▶ _Information shown_
____________

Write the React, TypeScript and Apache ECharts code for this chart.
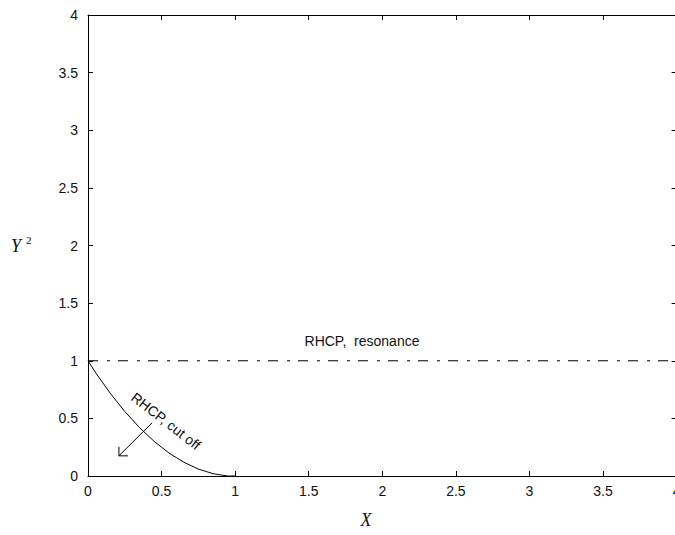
import React, { useEffect, useRef } from "react";
import * as echarts from "echarts";

// Data
const cutoffX = [0, 0.05, 0.1, 0.15, 0.2, 0.25, 0.3, 0.35, 0.4, 0.45, 0.5, 0.55, 0.6, 0.65, 0.7, 0.75, 0.8, 0.85, 0.9, 0.95, 1.0];
const cutoffY2 = [1, 0.9, 0.81, 0.72, 0.64, 0.56, 0.49, 0.42, 0.36, 0.3, 0.25, 0.2, 0.16, 0.12, 0.09, 0.06, 0.04, 0.02, 0.01, 0.0, 0];
const resonanceX = [0, 4];
const resonanceY2 = [1, 1];

const arrowFrom = [0.435, 0.46];
const arrowTo = [0.21, 0.175];
const cutoffLabelAt = [0.53, 0.477];
const resonanceLabelAt = [1.862, 1.171];

const cutoffLabel = "RHCP, cut off";
const resonanceLabel = "RHCP,  resonance";
const xName = "X";
const yName = "Y";
const yNameSup = "2";

const axisMin = 0;
const axisMax = 4;
const axisStep = 0.5;

const sansFont = "'Liberation Sans', Arial, Helvetica, sans-serif";
const serifFont = "'Liberation Serif', 'Times New Roman', serif";

export default function App() {
  const ref = useRef<HTMLDivElement>(null);

  useEffect(() => {
    if (!ref.current) return;
    const chart = echarts.init(ref.current, null, { renderer: "svg" });

    const baseX = {
      type: "value" as const,
      min: axisMin,
      max: axisMax,
      interval: axisStep,
      splitLine: { show: false },
    };
    const lineCol = "#000";

    chart.setOption({
      animation: false,
      backgroundColor: "#fff",
      grid: {
        left: 88,
        top: 15,
        width: 588.6,
        height: 461,
        containLabel: false,
        outerBoundsMode: "none",
      },
      xAxis: [
        {
          ...baseX,
          position: "bottom",
          axisLine: { show: true, onZero: false, lineStyle: { color: lineCol, width: 1 } },
          axisTick: { show: true, inside: true, length: 5, lineStyle: { color: lineCol } },
          axisLabel: {
            show: true,
            color: "#111",
            fontSize: 14,
            fontFamily: sansFont,
            margin: 8,
            showMinLabel: true,
            showMaxLabel: true,
          },
        },
        {
          ...baseX,
          position: "top",
          axisLine: { show: true, onZero: false, lineStyle: { color: lineCol, width: 1 } },
          axisTick: { show: true, inside: true, length: 5, lineStyle: { color: lineCol } },
          axisLabel: { show: false },
        },
      ],
      yAxis: [
        {
          ...baseX,
          position: "left",
          axisLine: { show: true, onZero: false, lineStyle: { color: lineCol, width: 1 } },
          axisTick: { show: true, inside: true, length: 5, lineStyle: { color: lineCol } },
          axisLabel: {
            show: true,
            color: "#111",
            fontSize: 14,
            fontFamily: sansFont,
            margin: 10,
            showMinLabel: true,
            showMaxLabel: true,
          },
        },
        {
          ...baseX,
          position: "right",
          axisLine: { show: true, onZero: false, lineStyle: { color: lineCol, width: 1 } },
          axisTick: { show: true, inside: true, length: 5, lineStyle: { color: lineCol } },
          axisLabel: { show: false },
        },
      ],
      series: [
        {
          type: "line",
          xAxisIndex: 0,
          yAxisIndex: 0,
          data: cutoffX.map((x, i) => [x, cutoffY2[i]]),
          showSymbol: false,
          smooth: false,
          lineStyle: { color: "#000", width: 1 },
          clip: false,
        },
        {
          type: "line",
          xAxisIndex: 0,
          yAxisIndex: 0,
          data: resonanceX.map((x, i) => [x, resonanceY2[i]]),
          showSymbol: false,
          lineStyle: { color: "#000", width: 1.2, type: [10, 9, 3, 8] },
        },
      ],
    });

    const px = (p: number[]) => chart.convertToPixel({ gridIndex: 0 }, p) as number[];
    const a0 = px(arrowFrom);
    const a1 = px(arrowTo);
    const ang = Math.atan2(a0[1] - a1[1], a0[0] - a1[0]);
    const headLen = 9;
    const spread = Math.PI / 4;
    const h1 = [a1[0] + headLen * Math.cos(ang - spread), a1[1] + headLen * Math.sin(ang - spread)];
    const h2 = [a1[0] + headLen * Math.cos(ang + spread), a1[1] + headLen * Math.sin(ang + spread)];
    const cl = px(cutoffLabelAt);
    const rl = px(resonanceLabelAt);

    chart.setOption({
      graphic: [
        {
          type: "line",
          shape: { x1: a0[0], y1: a0[1], x2: a1[0], y2: a1[1] },
          style: { stroke: "#000", lineWidth: 1 },
        },
        {
          type: "polyline",
          shape: { points: [h1, a1, h2] },
          style: { stroke: "#000", lineWidth: 1, fill: null },
        },
        {
          type: "text",
          x: cl[0],
          y: cl[1],
          rotation: -0.66,
          style: {
            text: cutoffLabel,
            fontSize: 14,
            fontFamily: sansFont,
            fill: "#111",
            align: "center",
            verticalAlign: "middle",
          },
        },
        {
          type: "text",
          x: rl[0],
          y: rl[1],
          style: {
            text: resonanceLabel,
            fontSize: 14,
            fontFamily: sansFont,
            fill: "#111",
            align: "center",
            verticalAlign: "middle",
          },
        },
        {
          type: "text",
          x: 366,
          y: 520,
          style: {
            text: xName,
            fontSize: 18,
            fontStyle: "italic",
            fontFamily: serifFont,
            fill: "#111",
            align: "center",
            verticalAlign: "middle",
          },
        },
        {
          type: "text",
          x: 11,
          y: 246,
          style: {
            text: yName,
            fontSize: 18,
            fontStyle: "italic",
            fontFamily: serifFont,
            fill: "#111",
            align: "left",
            verticalAlign: "middle",
          },
        },
        {
          type: "text",
          x: 26,
          y: 240,
          style: {
            text: yNameSup,
            fontSize: 11,
            fontFamily: serifFont,
            fill: "#111",
            align: "left",
            verticalAlign: "middle",
          },
        },
      ],
    });

    return () => chart.dispose();
  }, []);

  return (
    <div
      ref={ref}
      style={{ position: "fixed", left: 0, top: 0, width: 675, height: 535, background: "#fff" }}
    />
  );
}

____________

▶ _Exercise prompt_
Reproduce the material above from its first line through the line containing "import * as", both ends included, and skip every picture.

▶ _Answer in full_
Write the React, TypeScript and Apache ECharts code for this chart.
import React, { useEffect, useRef } from "react";
import * as echarts from "echarts";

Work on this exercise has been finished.